## Problem statement
Exactly and only the lines from the first entry through the line with "const seriesColors = ['#557c5f', '#74937a', '#95ad97'];" should be copied, both ends included, with no pictures.

## Extracted records

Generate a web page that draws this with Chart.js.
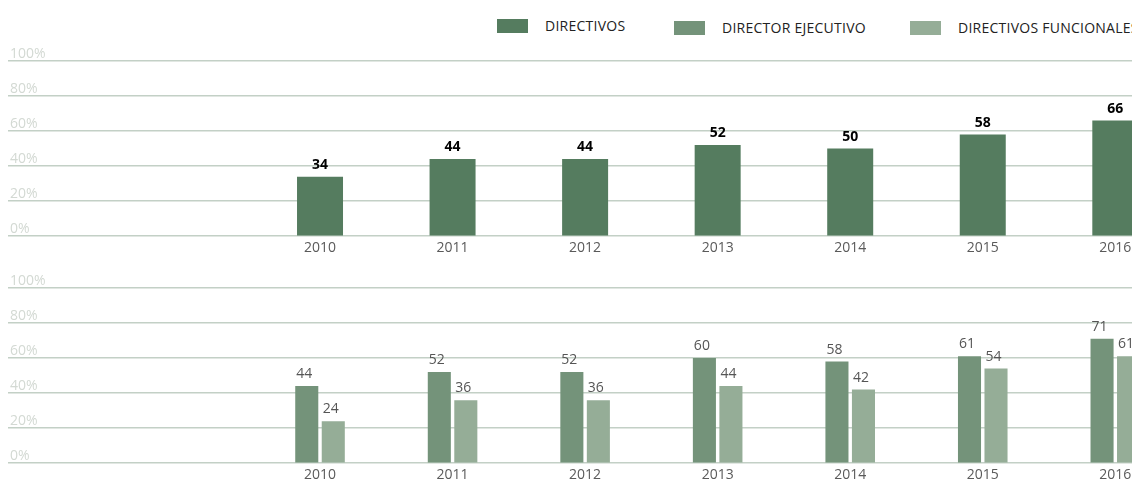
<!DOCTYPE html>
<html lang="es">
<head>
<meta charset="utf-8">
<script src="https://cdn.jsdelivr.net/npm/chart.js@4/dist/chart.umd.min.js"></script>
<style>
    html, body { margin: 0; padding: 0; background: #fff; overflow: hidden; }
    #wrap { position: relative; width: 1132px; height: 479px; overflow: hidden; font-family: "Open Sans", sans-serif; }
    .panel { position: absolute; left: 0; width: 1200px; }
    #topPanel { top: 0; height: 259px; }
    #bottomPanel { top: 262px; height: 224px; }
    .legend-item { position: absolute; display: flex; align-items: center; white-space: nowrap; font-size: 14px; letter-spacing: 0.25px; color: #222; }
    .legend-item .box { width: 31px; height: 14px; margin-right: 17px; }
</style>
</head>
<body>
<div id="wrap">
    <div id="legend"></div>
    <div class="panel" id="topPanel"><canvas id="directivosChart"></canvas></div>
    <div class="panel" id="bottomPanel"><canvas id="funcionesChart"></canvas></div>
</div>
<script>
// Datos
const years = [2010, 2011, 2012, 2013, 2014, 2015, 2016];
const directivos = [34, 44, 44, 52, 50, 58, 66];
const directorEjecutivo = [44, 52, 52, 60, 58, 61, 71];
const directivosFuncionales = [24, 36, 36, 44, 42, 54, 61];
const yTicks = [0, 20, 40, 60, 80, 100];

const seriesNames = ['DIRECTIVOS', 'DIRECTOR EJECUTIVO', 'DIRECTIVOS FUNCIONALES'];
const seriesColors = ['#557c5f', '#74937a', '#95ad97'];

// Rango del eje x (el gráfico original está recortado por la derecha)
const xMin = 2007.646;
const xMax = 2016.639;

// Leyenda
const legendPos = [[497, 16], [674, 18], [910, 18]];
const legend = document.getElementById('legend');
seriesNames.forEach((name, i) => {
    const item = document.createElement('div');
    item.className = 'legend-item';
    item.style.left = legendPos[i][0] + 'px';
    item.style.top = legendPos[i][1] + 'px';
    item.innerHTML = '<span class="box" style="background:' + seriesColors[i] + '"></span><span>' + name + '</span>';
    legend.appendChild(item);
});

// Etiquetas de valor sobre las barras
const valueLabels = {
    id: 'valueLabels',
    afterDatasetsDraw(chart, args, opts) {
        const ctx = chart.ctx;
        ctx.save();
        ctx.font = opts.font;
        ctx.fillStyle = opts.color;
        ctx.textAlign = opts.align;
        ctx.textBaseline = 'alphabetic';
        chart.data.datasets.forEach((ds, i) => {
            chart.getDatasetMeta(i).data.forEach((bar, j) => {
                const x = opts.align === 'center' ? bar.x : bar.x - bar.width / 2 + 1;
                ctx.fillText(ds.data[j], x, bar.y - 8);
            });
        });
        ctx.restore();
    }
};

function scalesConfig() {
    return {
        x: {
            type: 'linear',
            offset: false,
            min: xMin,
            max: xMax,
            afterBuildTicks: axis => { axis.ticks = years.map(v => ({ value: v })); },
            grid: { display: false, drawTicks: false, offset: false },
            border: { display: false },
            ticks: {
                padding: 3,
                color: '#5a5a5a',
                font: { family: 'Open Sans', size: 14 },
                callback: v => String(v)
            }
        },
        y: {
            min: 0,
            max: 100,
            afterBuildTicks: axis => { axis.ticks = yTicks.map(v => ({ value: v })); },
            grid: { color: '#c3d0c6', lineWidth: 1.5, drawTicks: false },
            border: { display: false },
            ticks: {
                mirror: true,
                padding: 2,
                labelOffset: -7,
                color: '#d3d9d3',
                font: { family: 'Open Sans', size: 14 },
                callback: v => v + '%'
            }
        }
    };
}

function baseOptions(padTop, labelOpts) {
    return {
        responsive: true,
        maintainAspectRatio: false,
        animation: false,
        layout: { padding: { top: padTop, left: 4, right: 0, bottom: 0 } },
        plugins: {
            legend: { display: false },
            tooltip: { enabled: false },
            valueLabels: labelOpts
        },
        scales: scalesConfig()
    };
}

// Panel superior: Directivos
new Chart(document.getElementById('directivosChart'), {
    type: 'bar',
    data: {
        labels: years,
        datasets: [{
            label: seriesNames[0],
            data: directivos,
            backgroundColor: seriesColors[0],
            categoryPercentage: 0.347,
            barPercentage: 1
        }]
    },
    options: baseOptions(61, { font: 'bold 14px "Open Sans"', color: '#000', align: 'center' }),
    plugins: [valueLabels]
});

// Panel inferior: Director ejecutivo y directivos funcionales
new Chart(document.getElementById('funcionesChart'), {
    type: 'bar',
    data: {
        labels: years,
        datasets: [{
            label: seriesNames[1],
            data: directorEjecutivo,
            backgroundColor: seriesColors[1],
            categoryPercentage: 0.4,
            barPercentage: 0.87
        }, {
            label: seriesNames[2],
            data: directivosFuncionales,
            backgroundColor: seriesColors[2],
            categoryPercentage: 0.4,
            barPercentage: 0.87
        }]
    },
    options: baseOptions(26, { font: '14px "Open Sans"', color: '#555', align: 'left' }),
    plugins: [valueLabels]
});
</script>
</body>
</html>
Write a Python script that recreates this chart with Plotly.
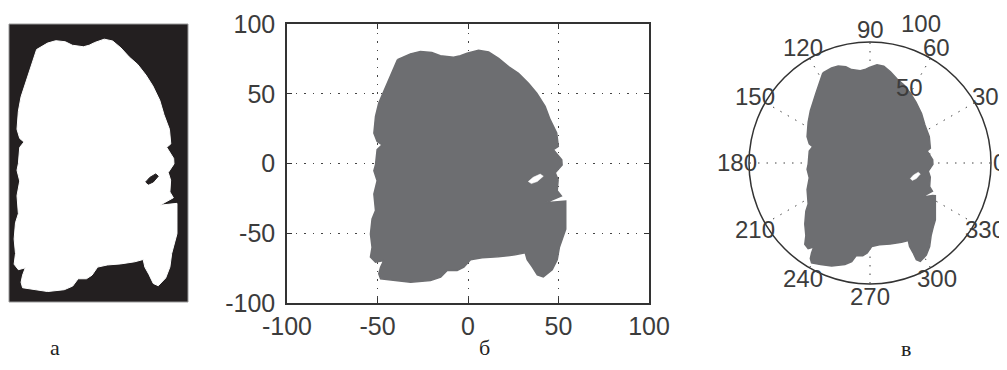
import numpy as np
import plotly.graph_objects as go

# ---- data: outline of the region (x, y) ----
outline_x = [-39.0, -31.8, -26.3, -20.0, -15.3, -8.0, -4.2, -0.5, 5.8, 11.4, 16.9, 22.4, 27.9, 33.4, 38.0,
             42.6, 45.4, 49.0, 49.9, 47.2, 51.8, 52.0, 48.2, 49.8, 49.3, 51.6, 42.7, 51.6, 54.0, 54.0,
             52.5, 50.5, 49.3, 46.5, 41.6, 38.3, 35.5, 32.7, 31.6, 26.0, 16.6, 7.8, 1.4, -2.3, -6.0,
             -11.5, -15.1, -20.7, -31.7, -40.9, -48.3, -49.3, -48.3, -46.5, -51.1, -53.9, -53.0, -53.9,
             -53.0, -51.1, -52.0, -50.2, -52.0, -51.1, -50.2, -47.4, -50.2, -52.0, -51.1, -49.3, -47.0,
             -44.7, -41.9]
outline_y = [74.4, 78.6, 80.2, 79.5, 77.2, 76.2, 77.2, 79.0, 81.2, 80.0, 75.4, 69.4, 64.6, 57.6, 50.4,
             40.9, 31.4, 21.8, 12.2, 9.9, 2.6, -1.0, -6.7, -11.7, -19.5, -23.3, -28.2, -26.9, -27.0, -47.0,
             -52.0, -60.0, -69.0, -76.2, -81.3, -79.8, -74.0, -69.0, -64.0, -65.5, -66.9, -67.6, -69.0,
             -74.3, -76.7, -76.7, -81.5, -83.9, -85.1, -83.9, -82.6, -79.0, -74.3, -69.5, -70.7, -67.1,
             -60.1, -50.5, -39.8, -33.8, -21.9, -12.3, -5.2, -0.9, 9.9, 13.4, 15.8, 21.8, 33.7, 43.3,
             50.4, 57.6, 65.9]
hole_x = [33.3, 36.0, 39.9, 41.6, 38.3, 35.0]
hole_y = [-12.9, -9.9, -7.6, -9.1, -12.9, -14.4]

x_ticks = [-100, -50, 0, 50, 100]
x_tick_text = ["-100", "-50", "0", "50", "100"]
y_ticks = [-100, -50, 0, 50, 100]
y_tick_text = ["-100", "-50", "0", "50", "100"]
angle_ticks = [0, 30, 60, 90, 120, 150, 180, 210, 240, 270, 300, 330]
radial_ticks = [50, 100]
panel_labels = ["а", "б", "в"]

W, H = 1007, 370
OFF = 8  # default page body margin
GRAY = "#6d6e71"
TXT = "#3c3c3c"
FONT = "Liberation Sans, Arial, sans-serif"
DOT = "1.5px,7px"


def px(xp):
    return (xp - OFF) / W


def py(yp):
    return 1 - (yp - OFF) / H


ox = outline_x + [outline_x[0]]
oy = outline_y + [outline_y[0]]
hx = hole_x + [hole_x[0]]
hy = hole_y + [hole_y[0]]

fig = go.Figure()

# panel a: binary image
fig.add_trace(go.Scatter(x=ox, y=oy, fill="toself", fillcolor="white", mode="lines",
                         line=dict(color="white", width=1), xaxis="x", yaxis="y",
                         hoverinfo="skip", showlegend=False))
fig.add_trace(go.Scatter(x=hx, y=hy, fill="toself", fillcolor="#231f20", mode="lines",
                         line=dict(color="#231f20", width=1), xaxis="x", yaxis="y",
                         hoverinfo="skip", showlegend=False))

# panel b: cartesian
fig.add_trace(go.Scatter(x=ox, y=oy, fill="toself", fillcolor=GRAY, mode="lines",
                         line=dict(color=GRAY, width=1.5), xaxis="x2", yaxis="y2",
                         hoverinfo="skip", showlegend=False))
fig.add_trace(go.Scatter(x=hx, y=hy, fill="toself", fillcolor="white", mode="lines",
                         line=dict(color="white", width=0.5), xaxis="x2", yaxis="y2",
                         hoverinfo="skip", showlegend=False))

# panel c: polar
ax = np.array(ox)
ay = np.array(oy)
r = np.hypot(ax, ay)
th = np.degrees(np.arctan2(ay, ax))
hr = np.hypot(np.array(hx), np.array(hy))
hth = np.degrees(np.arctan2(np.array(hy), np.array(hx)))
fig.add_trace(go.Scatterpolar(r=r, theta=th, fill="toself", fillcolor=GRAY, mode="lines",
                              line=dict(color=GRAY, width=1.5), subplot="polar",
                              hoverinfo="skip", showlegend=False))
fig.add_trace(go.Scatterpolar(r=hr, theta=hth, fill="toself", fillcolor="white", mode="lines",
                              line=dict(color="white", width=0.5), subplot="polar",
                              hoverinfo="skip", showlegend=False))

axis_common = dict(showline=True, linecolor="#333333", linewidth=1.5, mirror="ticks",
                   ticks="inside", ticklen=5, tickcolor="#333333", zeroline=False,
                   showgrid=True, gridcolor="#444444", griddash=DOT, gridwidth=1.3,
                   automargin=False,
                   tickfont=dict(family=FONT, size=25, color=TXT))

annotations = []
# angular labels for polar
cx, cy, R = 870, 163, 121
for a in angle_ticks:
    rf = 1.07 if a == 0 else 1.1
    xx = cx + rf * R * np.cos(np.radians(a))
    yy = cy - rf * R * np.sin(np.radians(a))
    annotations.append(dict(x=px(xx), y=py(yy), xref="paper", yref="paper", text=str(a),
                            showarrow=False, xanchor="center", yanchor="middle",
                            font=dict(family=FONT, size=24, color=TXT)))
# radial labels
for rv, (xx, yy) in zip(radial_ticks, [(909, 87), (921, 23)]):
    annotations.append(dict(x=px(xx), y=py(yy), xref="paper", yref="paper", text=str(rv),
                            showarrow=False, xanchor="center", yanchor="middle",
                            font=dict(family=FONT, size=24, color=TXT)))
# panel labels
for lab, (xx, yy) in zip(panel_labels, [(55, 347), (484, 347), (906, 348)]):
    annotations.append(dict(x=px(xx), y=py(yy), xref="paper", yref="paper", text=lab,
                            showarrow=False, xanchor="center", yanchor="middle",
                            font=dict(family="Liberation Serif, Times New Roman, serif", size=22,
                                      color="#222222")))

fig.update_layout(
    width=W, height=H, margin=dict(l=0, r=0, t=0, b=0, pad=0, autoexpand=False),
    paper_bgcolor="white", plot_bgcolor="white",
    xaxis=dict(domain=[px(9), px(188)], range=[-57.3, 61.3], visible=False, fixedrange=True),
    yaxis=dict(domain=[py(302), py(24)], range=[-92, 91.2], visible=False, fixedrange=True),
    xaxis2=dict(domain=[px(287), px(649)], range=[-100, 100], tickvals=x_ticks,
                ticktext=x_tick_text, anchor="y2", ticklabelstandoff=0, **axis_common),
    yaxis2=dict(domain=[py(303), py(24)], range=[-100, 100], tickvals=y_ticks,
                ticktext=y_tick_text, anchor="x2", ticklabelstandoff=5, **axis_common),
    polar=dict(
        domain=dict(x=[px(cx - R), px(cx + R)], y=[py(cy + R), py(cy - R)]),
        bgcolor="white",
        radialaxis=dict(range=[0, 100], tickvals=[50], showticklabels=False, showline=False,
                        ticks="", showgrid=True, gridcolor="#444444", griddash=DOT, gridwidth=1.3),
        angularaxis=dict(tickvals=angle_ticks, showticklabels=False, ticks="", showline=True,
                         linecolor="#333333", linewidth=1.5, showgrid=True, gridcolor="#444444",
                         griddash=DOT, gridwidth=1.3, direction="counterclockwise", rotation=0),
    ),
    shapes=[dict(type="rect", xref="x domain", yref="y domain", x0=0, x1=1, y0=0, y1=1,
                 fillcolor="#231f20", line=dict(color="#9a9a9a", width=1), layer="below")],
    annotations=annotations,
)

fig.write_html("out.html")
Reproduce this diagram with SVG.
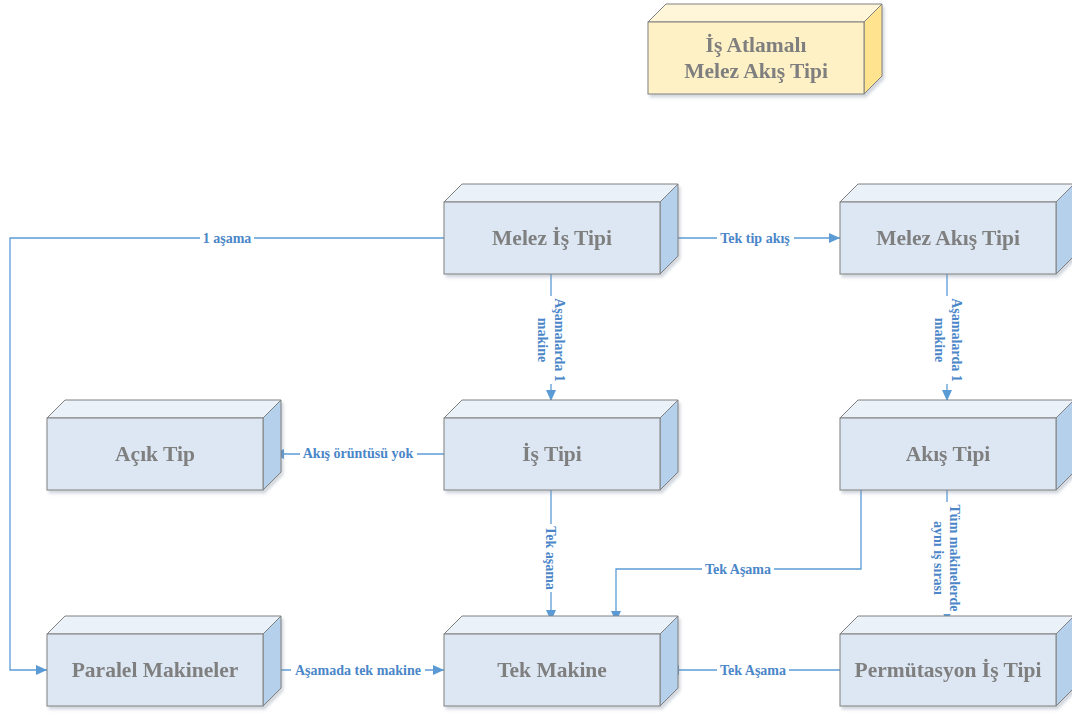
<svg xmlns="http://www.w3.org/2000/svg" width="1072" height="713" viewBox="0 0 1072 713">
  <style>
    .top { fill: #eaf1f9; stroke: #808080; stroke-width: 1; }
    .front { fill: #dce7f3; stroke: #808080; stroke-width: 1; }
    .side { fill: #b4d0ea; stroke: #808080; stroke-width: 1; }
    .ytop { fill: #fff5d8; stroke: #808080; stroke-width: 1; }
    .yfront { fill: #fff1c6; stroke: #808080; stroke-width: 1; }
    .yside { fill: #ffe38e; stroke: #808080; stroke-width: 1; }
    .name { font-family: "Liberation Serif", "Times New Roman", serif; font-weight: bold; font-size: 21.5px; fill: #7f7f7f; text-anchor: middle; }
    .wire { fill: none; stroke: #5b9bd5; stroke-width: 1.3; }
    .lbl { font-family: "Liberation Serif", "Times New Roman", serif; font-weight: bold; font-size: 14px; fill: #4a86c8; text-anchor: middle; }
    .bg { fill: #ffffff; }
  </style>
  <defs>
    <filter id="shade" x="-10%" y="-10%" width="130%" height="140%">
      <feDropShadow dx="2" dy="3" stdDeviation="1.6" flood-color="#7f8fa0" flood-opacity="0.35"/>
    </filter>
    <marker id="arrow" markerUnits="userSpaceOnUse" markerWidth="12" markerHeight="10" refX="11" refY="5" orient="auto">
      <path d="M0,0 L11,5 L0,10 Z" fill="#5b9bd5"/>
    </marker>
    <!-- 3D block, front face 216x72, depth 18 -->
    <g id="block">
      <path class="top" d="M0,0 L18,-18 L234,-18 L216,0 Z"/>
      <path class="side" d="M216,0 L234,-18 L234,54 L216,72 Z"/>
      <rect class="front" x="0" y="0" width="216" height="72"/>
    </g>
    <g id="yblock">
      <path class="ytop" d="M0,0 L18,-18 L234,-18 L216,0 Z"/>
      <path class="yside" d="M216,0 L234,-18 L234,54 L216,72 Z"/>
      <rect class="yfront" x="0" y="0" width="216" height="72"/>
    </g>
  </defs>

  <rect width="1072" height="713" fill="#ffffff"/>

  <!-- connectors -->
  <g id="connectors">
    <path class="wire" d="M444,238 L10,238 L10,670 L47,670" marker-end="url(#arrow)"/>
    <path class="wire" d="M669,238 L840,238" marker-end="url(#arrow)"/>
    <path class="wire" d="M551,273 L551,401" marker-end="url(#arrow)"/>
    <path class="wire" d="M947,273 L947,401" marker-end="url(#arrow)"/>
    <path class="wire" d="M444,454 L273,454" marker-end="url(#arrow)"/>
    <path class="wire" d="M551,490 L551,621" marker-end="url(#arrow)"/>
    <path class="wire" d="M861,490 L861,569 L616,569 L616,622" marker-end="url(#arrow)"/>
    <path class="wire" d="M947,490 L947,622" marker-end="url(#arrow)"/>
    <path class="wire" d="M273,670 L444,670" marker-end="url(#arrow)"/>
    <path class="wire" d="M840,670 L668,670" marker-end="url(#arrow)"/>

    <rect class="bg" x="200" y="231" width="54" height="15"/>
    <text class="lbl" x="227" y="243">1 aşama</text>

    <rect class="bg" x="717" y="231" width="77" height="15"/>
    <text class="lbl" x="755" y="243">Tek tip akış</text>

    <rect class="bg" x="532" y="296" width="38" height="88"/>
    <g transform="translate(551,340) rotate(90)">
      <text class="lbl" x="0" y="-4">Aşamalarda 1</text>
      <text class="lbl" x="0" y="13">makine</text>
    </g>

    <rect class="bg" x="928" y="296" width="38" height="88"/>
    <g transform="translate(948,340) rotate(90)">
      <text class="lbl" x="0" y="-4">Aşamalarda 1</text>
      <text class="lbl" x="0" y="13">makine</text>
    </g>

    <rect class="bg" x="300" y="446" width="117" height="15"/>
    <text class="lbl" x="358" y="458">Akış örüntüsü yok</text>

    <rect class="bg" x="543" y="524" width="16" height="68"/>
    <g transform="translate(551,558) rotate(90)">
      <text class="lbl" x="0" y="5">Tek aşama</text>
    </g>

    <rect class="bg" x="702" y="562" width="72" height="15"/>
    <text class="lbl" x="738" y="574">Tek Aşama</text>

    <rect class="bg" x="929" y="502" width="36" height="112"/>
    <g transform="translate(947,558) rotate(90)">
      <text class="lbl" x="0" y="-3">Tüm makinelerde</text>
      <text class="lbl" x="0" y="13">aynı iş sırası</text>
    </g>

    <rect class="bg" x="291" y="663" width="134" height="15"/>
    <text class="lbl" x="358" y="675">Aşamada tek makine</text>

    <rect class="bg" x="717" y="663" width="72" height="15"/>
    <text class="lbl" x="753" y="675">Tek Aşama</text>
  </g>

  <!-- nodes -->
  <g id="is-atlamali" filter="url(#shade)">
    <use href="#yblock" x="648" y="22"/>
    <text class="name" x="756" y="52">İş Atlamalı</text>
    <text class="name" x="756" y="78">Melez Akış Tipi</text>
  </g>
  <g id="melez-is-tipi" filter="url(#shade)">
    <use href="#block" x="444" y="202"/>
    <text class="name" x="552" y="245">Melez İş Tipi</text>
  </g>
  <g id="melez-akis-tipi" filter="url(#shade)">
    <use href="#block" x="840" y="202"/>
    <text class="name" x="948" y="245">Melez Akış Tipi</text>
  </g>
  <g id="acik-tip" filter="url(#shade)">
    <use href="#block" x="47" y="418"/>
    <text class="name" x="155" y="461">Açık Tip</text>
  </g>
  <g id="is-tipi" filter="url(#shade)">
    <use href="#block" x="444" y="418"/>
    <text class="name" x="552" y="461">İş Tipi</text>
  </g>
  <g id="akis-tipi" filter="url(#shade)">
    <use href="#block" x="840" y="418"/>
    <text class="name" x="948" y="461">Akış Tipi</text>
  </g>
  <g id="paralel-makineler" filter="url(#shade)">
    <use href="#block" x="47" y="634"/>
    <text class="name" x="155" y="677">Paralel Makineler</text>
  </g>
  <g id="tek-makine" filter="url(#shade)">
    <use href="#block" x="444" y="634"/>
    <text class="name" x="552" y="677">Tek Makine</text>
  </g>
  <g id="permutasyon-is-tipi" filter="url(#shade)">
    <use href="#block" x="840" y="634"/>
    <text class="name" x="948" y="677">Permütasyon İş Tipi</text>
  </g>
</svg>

## Exercise output
Generate a web page that draws this with Chart.js.
<!DOCTYPE html>
<html lang="es">
<head>
<meta charset="utf-8">
<script src="https://cdn.jsdelivr.net/npm/chart.js@4/dist/chart.umd.min.js"></script>
<style>
    html, body { margin: 0; padding: 0; background: #fff; overflow: hidden; }
    #wrap { position: relative; width: 1132px; height: 479px; overflow: hidden; font-family: "Open Sans", sans-serif; }
    .panel { position: absolute; left: 0; width: 1200px; }
    #topPanel { top: 0; height: 259px; }
    #bottomPanel { top: 262px; height: 224px; }
    .legend-item { position: absolute; display: flex; align-items: center; white-space: nowrap; font-size: 14px; letter-spacing: 0.25px; color: #222; }
    .legend-item .box { width: 31px; height: 14px; margin-right: 17px; }
</style>
</head>
<body>
<div id="wrap">
    <div id="legend"></div>
    <div class="panel" id="topPanel"><canvas id="directivosChart"></canvas></div>
    <div class="panel" id="bottomPanel"><canvas id="funcionesChart"></canvas></div>
</div>
<script>
// Datos
const years = [2010, 2011, 2012, 2013, 2014, 2015, 2016];
const directivos = [34, 44, 44, 52, 50, 58, 66];
const directorEjecutivo = [44, 52, 52, 60, 58, 61, 71];
const directivosFuncionales = [24, 36, 36, 44, 42, 54, 61];
const yTicks = [0, 20, 40, 60, 80, 100];

const seriesNames = ['DIRECTIVOS', 'DIRECTOR EJECUTIVO', 'DIRECTIVOS FUNCIONALES'];
const seriesColors = ['#557c5f', '#74937a', '#95ad97'];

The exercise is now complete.